Twin births, sex of children and maternal risk of endometrial cancer: A cohort study in Norway
Author(s) -
ALBREKTSEN GRETHE,
HEUCH IVAR,
THORESEN STEINAR,
KVÅLE GUNNAR
Publication year - 2008
Publication title -
acta obstetricia et gynecologica scandinavica
Language(s) - English
Resource type - Journals
SCImago Journal Rank - 1.401
H-Index - 102
eISSN - 1600-0412
pISSN - 0001-6349
DOI - 10.1080/00016340802443780
Subject(s) - medicine , obstetrics , poisson regression , endometrial cancer , confidence interval , gynecology , demography , population , cohort study , singleton , rate ratio , prospective cohort study , incidence (geometry) , pregnancy , cancer , physics , environmental health , sociology , biology , optics , genetics
Objective. To explore whether twin births and sex of children influenced maternal risk of endometrial cancer, possibly with effect modification by age. Design. Population‐based prospective study. Study population. A total of 1,094,017 parous Norwegian women aged 30–74 years, including 3,356 endometrial cancer cases. Among the 27,158 mothers of twins, 101 cases occurred. Methods. Incidence rate ratios (IRR) with 95% confidence intervals (CI) were calculated in Poisson regression analyses of person‐years at risk.
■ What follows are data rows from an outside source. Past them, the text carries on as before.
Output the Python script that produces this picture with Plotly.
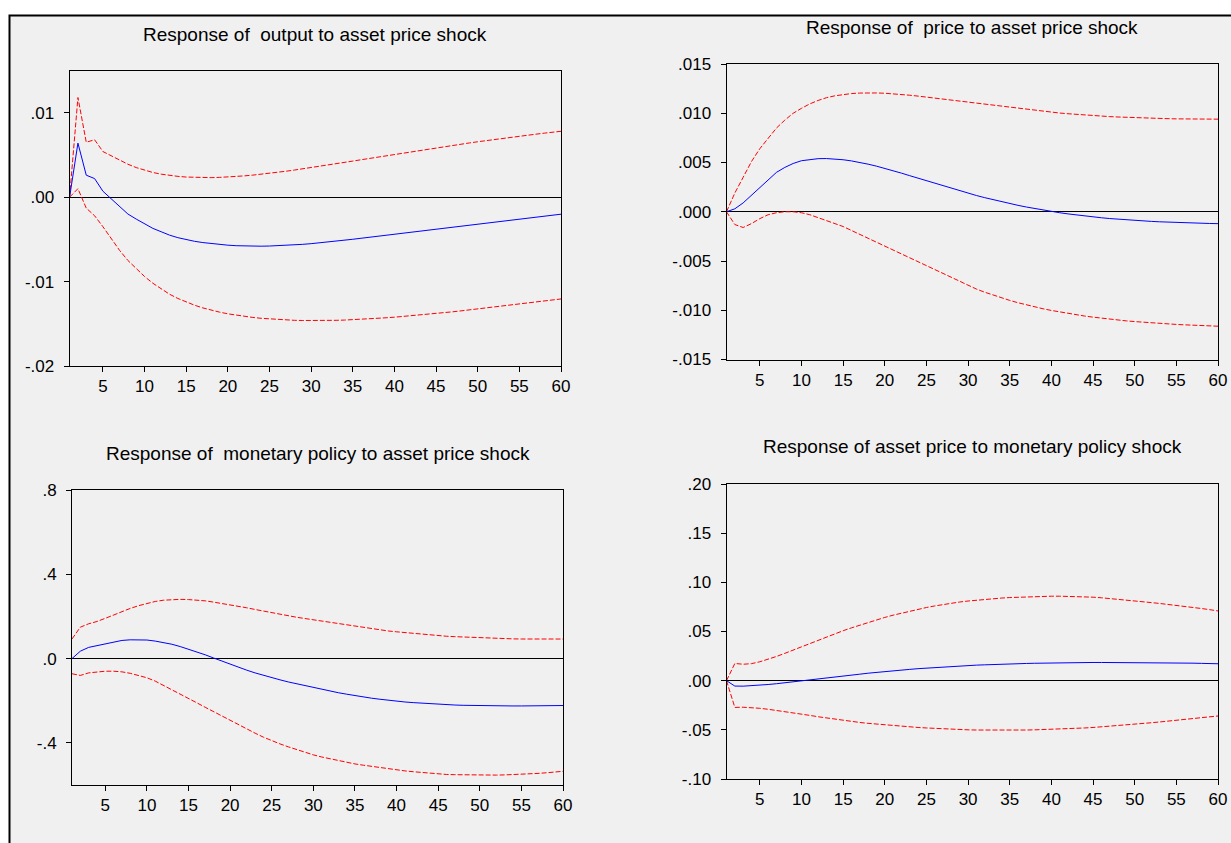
import plotly.graph_objects as go

W, H = 1231, 843
periods = list(range(1, 61))

# Panel 1: Response of output to asset price shock
out_resp = [0, 0.0064, 0.0026, 0.0022, 0.0007, -0.0002, -0.0012, -0.0020, -0.0026, -0.0032,
            -0.0037, -0.0041, -0.0045, -0.0048, -0.00505, -0.00523, -0.00538, -0.00551, -0.00561, -0.00569,
            -0.00575, -0.00579, -0.00581, -0.00581, -0.00579, -0.00576, -0.00572, -0.00566, -0.00559, -0.00551,
            -0.00542, -0.00532, -0.00521, -0.00510, -0.00499, -0.00487, -0.00475, -0.00463, -0.00451, -0.00439,
            -0.00427, -0.00415, -0.00403, -0.00391, -0.00379, -0.00367, -0.00355, -0.00343, -0.00331, -0.00319,
            -0.00307, -0.00296, -0.00284, -0.00273, -0.00261, -0.00250, -0.00238, -0.00227, -0.00215, -0.00202]
out_upper = [0, 0.0118, 0.0065, 0.0068, 0.0054, 0.0049, 0.0044, 0.0039, 0.0035, 0.00318,
             0.00292, 0.00272, 0.00257, 0.00246, 0.00238, 0.00233, 0.00231, 0.00231, 0.00234, 0.00238,
             0.00244, 0.00252, 0.00261, 0.00271, 0.00282, 0.00294, 0.00307, 0.00321, 0.00335, 0.00350,
             0.00365, 0.00380, 0.00395, 0.00411, 0.00427, 0.00443, 0.00459, 0.00475, 0.00491, 0.00507,
             0.00523, 0.00539, 0.00554, 0.00569, 0.00584, 0.00599, 0.00614, 0.00628, 0.00642, 0.00656,
             0.00670, 0.00683, 0.00696, 0.00709, 0.00722, 0.00734, 0.00746, 0.00758, 0.00769, 0.00780]
out_lower = [0, 0.0010, -0.0013, -0.0022, -0.0035, -0.0049, -0.0063, -0.0075, -0.0085, -0.0094,
             -0.0102, -0.0109, -0.01150, -0.01200, -0.01243, -0.01280, -0.01312, -0.01339, -0.01362, -0.01382,
             -0.01399, -0.01413, -0.01425, -0.01435, -0.01443, -0.01450, -0.01455, -0.01459, -0.01461, -0.01462,
             -0.01462, -0.01461, -0.01459, -0.01456, -0.01452, -0.01447, -0.01442, -0.01436, -0.01429, -0.01422,
             -0.01414, -0.01406, -0.01397, -0.01388, -0.01378, -0.01368, -0.01358, -0.01347, -0.01336, -0.01325,
             -0.01314, -0.01302, -0.01290, -0.01278, -0.01266, -0.01254, -0.01242, -0.01230, -0.01218, -0.01206]

# Panel 2: Response of price to asset price shock
prc_resp = [0, 0.0003, 0.0009, 0.0017, 0.0025, 0.0033, 0.0040, 0.0045, 0.0049, 0.00518,
            0.00532, 0.00539, 0.00540, 0.00536, 0.00528, 0.00516, 0.00501, 0.00483, 0.00463, 0.00441,
            0.00417, 0.00392, 0.00366, 0.00340, 0.00314, 0.00288, 0.00262, 0.00237, 0.00212, 0.00188,
            0.00165, 0.00143, 0.00122, 0.00102, 0.00083, 0.00065, 0.00048, 0.00032, 0.00017, 0.00003,
            -0.00010, -0.00022, -0.00033, -0.00043, -0.00052, -0.00061, -0.00069, -0.00076, -0.00082, -0.00088,
            -0.00093, -0.00098, -0.00102, -0.00106, -0.00109, -0.00112, -0.00115, -0.00117, -0.00119, -0.00121]
prc_upper = [0, 0.0019, 0.0035, 0.0051, 0.0064, 0.0075, 0.0085, 0.0093, 0.0100, 0.0105,
             0.01095, 0.01130, 0.01158, 0.01177, 0.01191, 0.01200, 0.01205, 0.01207, 0.01206, 0.01203,
             0.01198, 0.01191, 0.01183, 0.01174, 0.01164, 0.01154, 0.01143, 0.01132, 0.01121, 0.01110,
             0.01099, 0.01088, 0.01077, 0.01066, 0.01056, 0.01046, 0.01036, 0.01027, 0.01018, 0.01010,
             0.01002, 0.00995, 0.00988, 0.00982, 0.00976, 0.00971, 0.00966, 0.00962, 0.00958, 0.00955,
             0.00952, 0.00949, 0.00947, 0.00945, 0.00943, 0.00942, 0.00941, 0.00940, 0.00940, 0.00940]
prc_lower = [0, -0.0013, -0.0016, -0.0012, -0.0007, -0.0003, -0.0001, 0.0000, 0.0000, -0.0001,
             -0.0003, -0.0006, -0.0009, -0.0012, -0.0015, -0.0019, -0.0023, -0.0027, -0.0031, -0.0035,
             -0.0039, -0.0043, -0.0047, -0.0051, -0.0055, -0.0059, -0.0063, -0.00670, -0.00712, -0.00750,
             -0.00785, -0.00817, -0.00847, -0.00875, -0.00900, -0.00924, -0.00946, -0.00966, -0.00985, -0.01002,
             -0.01018, -0.01033, -0.01046, -0.01059, -0.01070, -0.01081, -0.01091, -0.01100, -0.01108, -0.01115,
             -0.01122, -0.01128, -0.01134, -0.01139, -0.01144, -0.01148, -0.01152, -0.01156, -0.01159, -0.01162]

# Panel 3: Response of monetary policy to asset price shock
mp_resp = [0.0, 0.035, 0.053, 0.061, 0.071, 0.080, 0.086, 0.089, 0.090, 0.088,
           0.083, 0.076, 0.068, 0.057, 0.045, 0.032, 0.018, 0.003, -0.012, -0.027,
           -0.041, -0.055, -0.068, -0.080, -0.091, -0.101, -0.111, -0.120, -0.129, -0.137,
           -0.146, -0.154, -0.162, -0.169, -0.176, -0.182, -0.188, -0.193, -0.198, -0.202,
           -0.206, -0.209, -0.212, -0.215, -0.217, -0.219, -0.2205, -0.2218, -0.2228, -0.2236,
           -0.2242, -0.2246, -0.2248, -0.2249, -0.2248, -0.2246, -0.2243, -0.2239, -0.2234, -0.2228]
mp_upper = [0.093, 0.149, 0.165, 0.176, 0.191, 0.207, 0.223, 0.238, 0.251, 0.262,
            0.271, 0.277, 0.280, 0.281, 0.280, 0.278, 0.274, 0.268, 0.262, 0.256,
            0.249, 0.241, 0.233, 0.225, 0.217, 0.210, 0.203, 0.196, 0.190, 0.184,
            0.177, 0.171, 0.165, 0.159, 0.153, 0.147, 0.142, 0.136, 0.131, 0.127,
            0.123, 0.119, 0.115, 0.112, 0.109, 0.106, 0.104, 0.102, 0.100, 0.098,
            0.0965, 0.0953, 0.0943, 0.0935, 0.0929, 0.0925, 0.0923, 0.0923, 0.0925, 0.0928]
mp_lower = [-0.072, -0.080, -0.068, -0.063, -0.060, -0.060, -0.063, -0.070, -0.079, -0.091,
            -0.107, -0.127, -0.147, -0.167, -0.190, -0.210, -0.231, -0.252, -0.273, -0.294,
            -0.314, -0.334, -0.354, -0.373, -0.390, -0.405, -0.419, -0.432, -0.445, -0.457,
            -0.467, -0.476, -0.485, -0.493, -0.500, -0.506, -0.512, -0.518, -0.524, -0.529,
            -0.533, -0.537, -0.541, -0.545, -0.548, -0.550, -0.551, -0.552, -0.553, -0.553,
            -0.553, -0.553, -0.552, -0.551, -0.550, -0.548, -0.545, -0.542, -0.538, -0.535]

# Panel 4: Response of asset price to monetary policy shock
ap_resp = [0, -0.0055, -0.0056, -0.0052, -0.0046, -0.0039, -0.0031, -0.0022, -0.0012, -0.0003,
           0.0007, 0.0017, 0.0027, 0.0037, 0.0047, 0.0057, 0.0066, 0.0076, 0.0085, 0.0094,
           0.0101, 0.0108, 0.0115, 0.0122, 0.0128, 0.0134, 0.0139, 0.0144, 0.0149, 0.0154,
           0.0158, 0.0161, 0.0165, 0.0168, 0.0171, 0.0173, 0.0175, 0.0177, 0.0179, 0.0181,
           0.0182, 0.0183, 0.0184, 0.0185, 0.0185, 0.0185, 0.0185, 0.0185, 0.0185, 0.0185,
           0.0184, 0.0184, 0.0183, 0.0182, 0.0181, 0.0180, 0.0178, 0.0176, 0.0174, 0.0172]
ap_upper = [0.000, 0.0175, 0.0167, 0.0173, 0.0192, 0.0217, 0.0246, 0.0278, 0.0312, 0.0346,
            0.0380, 0.0413, 0.0446, 0.0478, 0.0508, 0.0537, 0.0565, 0.0592, 0.0618, 0.0643,
            0.0666, 0.0687, 0.0707, 0.0726, 0.0744, 0.0760, 0.0775, 0.0788, 0.0800, 0.0810,
            0.0819, 0.0827, 0.0834, 0.0840, 0.0845, 0.0849, 0.0853, 0.0856, 0.0858, 0.0859,
            0.0859, 0.0858, 0.0856, 0.0853, 0.0849, 0.0843, 0.0836, 0.0829, 0.0821, 0.0812,
            0.0803, 0.0794, 0.0785, 0.0776, 0.0766, 0.0756, 0.0745, 0.0734, 0.0722, 0.0709]
ap_lower = [0, -0.0272, -0.0270, -0.0274, -0.0281, -0.0291, -0.0302, -0.0314, -0.0326, -0.0339,
            -0.0353, -0.0367, -0.0380, -0.0393, -0.0405, -0.0415, -0.0425, -0.0434, -0.0442, -0.0450,
            -0.0457, -0.0464, -0.0470, -0.0476, -0.0481, -0.0486, -0.0490, -0.0494, -0.0497, -0.0500,
            -0.0502, -0.0503, -0.0504, -0.0504, -0.0504, -0.0503, -0.0502, -0.0500, -0.0498, -0.0496,
            -0.0493, -0.0490, -0.0486, -0.0481, -0.0476, -0.0470, -0.0464, -0.0457, -0.0450, -0.0443,
            -0.0436, -0.0428, -0.0420, -0.0412, -0.0404, -0.0395, -0.0386, -0.0377, -0.0368, -0.0359]

titles = ["Response of\u00a0 output to asset price shock",
          "Response of\u00a0 price to asset price shock",
          "Response of\u00a0 monetary policy to asset price shock",
          "Response of asset price to monetary policy shock"]

y1_ticks = [0.01, 0.0, -0.01, -0.02]
y1_text = [".01", ".00", "-.01", "-.02"]
y2_ticks = [0.015, 0.010, 0.005, 0.0, -0.005, -0.010, -0.015]
y2_text = [".015", ".010", ".005", ".000", "-.005", "-.010", "-.015"]
y3_ticks = [0.8, 0.4, 0.0, -0.4]
y3_text = [".8", ".4", ".0", "-.4"]
y4_ticks = [0.20, 0.15, 0.10, 0.05, 0.0, -0.05, -0.10]
y4_text = [".20", ".15", ".10", ".05", ".00", "-.05", "-.10"]
x_ticks = list(range(5, 61, 5))

panels = [
    dict(resp=out_resp, up=out_upper, lo=out_lower, yr=[-0.02, 0.015], tv=y1_ticks, tt=y1_text,
         px=(69.6, 561), py=(70.5, 366), ty=35),
    dict(resp=prc_resp, up=prc_upper, lo=prc_lower, yr=[-0.015, 0.015], tv=y2_ticks, tt=y2_text,
         px=(726.5, 1218), py=(64, 359.5), ty=27),
    dict(resp=mp_resp, up=mp_upper, lo=mp_lower, yr=[-0.6, 0.8], tv=y3_ticks, tt=y3_text,
         px=(72, 563), py=(490, 785), ty=453),
    dict(resp=ap_resp, up=ap_upper, lo=ap_lower, yr=[-0.10, 0.20], tv=y4_ticks, tt=y4_text,
         px=(726.5, 1218), py=(484, 779), ty=447),
]

FONT = "Arial, 'Liberation Sans', sans-serif"
fig = go.Figure()
annotations = []
for i, p in enumerate(panels):
    n = "" if i == 0 else str(i + 1)
    xa, ya = "x" + n, "y" + n
    for series, color, dash in [(p["up"], "#ff0000", "5px,2px"), (p["lo"], "#ff0000", "5px,2px"),
                                (p["resp"], "#0000ff", "solid")]:
        fig.add_trace(go.Scatter(x=periods, y=series, mode="lines", xaxis=xa, yaxis=ya,
                                 line=dict(color=color, width=1, dash=dash),
                                 showlegend=False, hoverinfo="skip"))
    xd = [p["px"][0] / W, p["px"][1] / W]
    yd = [1 - p["py"][1] / H, 1 - p["py"][0] / H]
    common = dict(showline=True, linecolor="black", linewidth=1, mirror=True, showgrid=False,
                  ticks="outside", ticklen=5, tickcolor="black", tickwidth=1,
                  tickfont=dict(family=FONT, size=17, color="black"), automargin=False)
    fig.layout["xaxis" + n] = dict(domain=xd, range=[1, 60], tickvals=x_ticks, zeroline=False,
                                   anchor=ya, **common)
    fig.layout["yaxis" + n] = dict(domain=yd, range=p["yr"], tickvals=p["tv"], ticktext=p["tt"],
                                   zeroline=True, zerolinecolor="black", zerolinewidth=1,
                                   ticklabelstandoff=6, anchor=xa, **common)
    annotations.append(dict(text=titles[i], x=(xd[0] + xd[1]) / 2, y=1 - p["ty"] / H,
                            xref="paper", yref="paper", xanchor="center", yanchor="middle",
                            showarrow=False, font=dict(family=FONT, size=19, color="black")))

fig.update_layout(
    width=W, height=H, margin=dict(l=0, r=0, t=0, b=0),
    paper_bgcolor="white", plot_bgcolor="white",
    annotations=annotations,
    shapes=[dict(type="rect", xref="paper", yref="paper", x0=9.5 / W, x1=1.01, y0=-0.01, y1=1 - 15.5 / H,
                 fillcolor="#f0f0f0", line=dict(color="black", width=2), layer="below")],
)
fig.write_html("out.html", config={"displayModeBar": False},
               post_script="document.body.style.margin='0';document.body.style.overflow='hidden';")
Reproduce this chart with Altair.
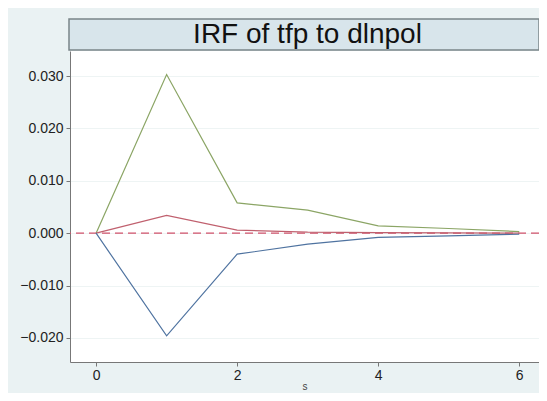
import altair as alt
import pandas as pd

steps = [0, 1, 2, 3, 4, 5, 6]
upper = [0.0, 0.0303, 0.0058, 0.0044, 0.0014, 0.0009, 0.0003]
irf = [0.0, 0.0034, 0.0006, 0.0002, 0.0001, 0.00005, 0.0]
lower = [0.0, -0.0196, -0.0040, -0.0021, -0.0008, -0.0005, -0.0002]
series_names = ["upper", "irf", "lower"]
series_colors = ["#8ba565", "#c0606e", "#4f73a0"]
title_text = "IRF of tfp to dlnpol"
x_ticks = [0, 2, 4, 6]
y_ticks = [-0.02, -0.01, 0.0, 0.01, 0.02, 0.03]

rows = []
for name, vals in zip(series_names, [upper, irf, lower]):
    for s, v in zip(steps, vals):
        rows.append({"s": s, "value": v, "series": name})
df = pd.DataFrame(rows)

W, H = 469, 311

xscale = alt.Scale(domain=[-0.37, 6.28], nice=False, zero=False)
yscale = alt.Scale(domain=[-0.0246, 0.0348], nice=False, zero=False)

lines = alt.Chart(df).mark_line(strokeWidth=1.2).encode(
    x=alt.X("s:Q", scale=xscale, title="s",
            axis=alt.Axis(values=x_ticks, format="d", grid=False, domainColor="#777777",
                          tickColor="#777777", tickSize=4, labelFontSize=14,
                          labelColor="#222222", labelFont="Liberation Sans",
                          titleFontSize=10, titleFontWeight="normal", titleColor="#444444",
                          titleFont="Liberation Sans", titlePadding=-1, labelPadding=2)),
    y=alt.Y("value:Q", scale=yscale, title=None,
            axis=alt.Axis(values=y_ticks, format=".3f", grid=True, gridColor="#eef4f4",
                          domainColor="#777777", tickColor="#777777", tickSize=4,
                          labelFontSize=14, labelColor="#222222", labelFont="Liberation Sans",
                          labelPadding=3)),
    color=alt.Color("series:N", scale=alt.Scale(domain=series_names, range=series_colors),
                    legend=None),
    detail="series:N",
)

zero = alt.Chart(pd.DataFrame({"y": [0.0]})).mark_rule(
    color="#d0506a", strokeDash=[8, 5], strokeWidth=1.2
).encode(y=alt.Y("y:Q", scale=yscale))

title_df = pd.DataFrame({"t": [title_text]})
title_box = alt.Chart(title_df).mark_rect(
    fill="#d8e5eb", stroke="#7a8589", strokeWidth=1.5
).encode(x=alt.value(-1), x2=alt.value(W), y=alt.value(-32), y2=alt.value(-1))
title_txt = alt.Chart(title_df).mark_text(
    fontSize=28, font="Liberation Sans", color="#111111", align="center", baseline="alphabetic"
).encode(text="t:N", x=alt.value(W / 2 + 3), y=alt.value(-8))

chart = alt.layer(zero, lines, title_box, title_txt).properties(
    width=W, height=H,
    autosize=alt.AutoSizeParams(type="none"),
    padding={"left": 62, "top": 43, "right": 0, "bottom": 31},
    background="#eaf2f3",
).configure_view(fill="white", stroke=None)

chart.save("out.html", embed_options={"renderer": "svg", "actions": False})
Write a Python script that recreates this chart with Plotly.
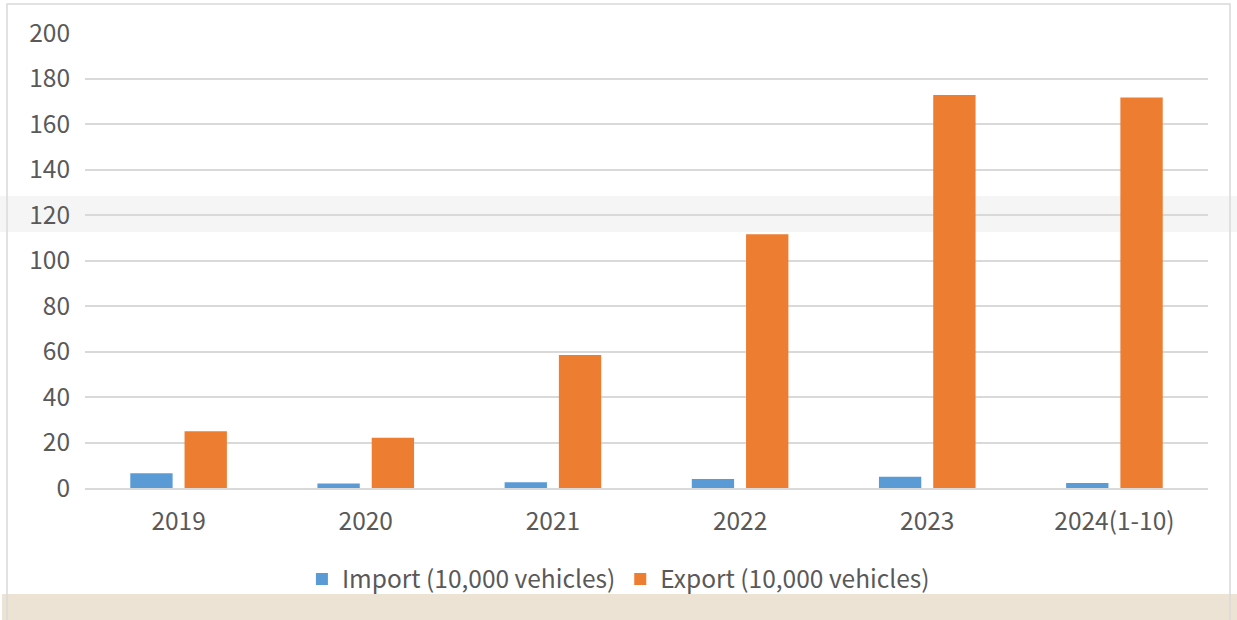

Results. Women ever having experienced a twin birth had an overall higher risk of endometrial cancer than women with singleton births only (IRR=1.26, 95% CI=1.03–1.53). Women with twin boys appeared to be the main contributor to the overall elevated risk (IRR=1.57, 95% CI=1.15–2.14). The risk estimates for women with twin girls or sex‐nonconcordant twins were close to unity (IRR of 1.09 and 1.12, respectively). However, age‐specific analyses revealed an elevated risk also in women with twin girls, but only before age 55 years (IRR=1.92, 95% CI=1.27–2.89); a lower risk was seen at older ages (IRR=0.41, 95% CI=0.19–0.92). The risk estimates for twin boys and sex‐nonconcordant twins were consistently observed across age groups. The effect modification by age was statistically significant ( p = 0.0024). No association was found with sex of children in singleton mothers. Conclusion. Mothers of twin boys had a significantly higher risk of endometrial cancer than women with singleton births only, whereas women with twin girls had an elevated risk before age 55 years. No significant association was seen with sex‐noncordant twins, neither overall nor within age groups.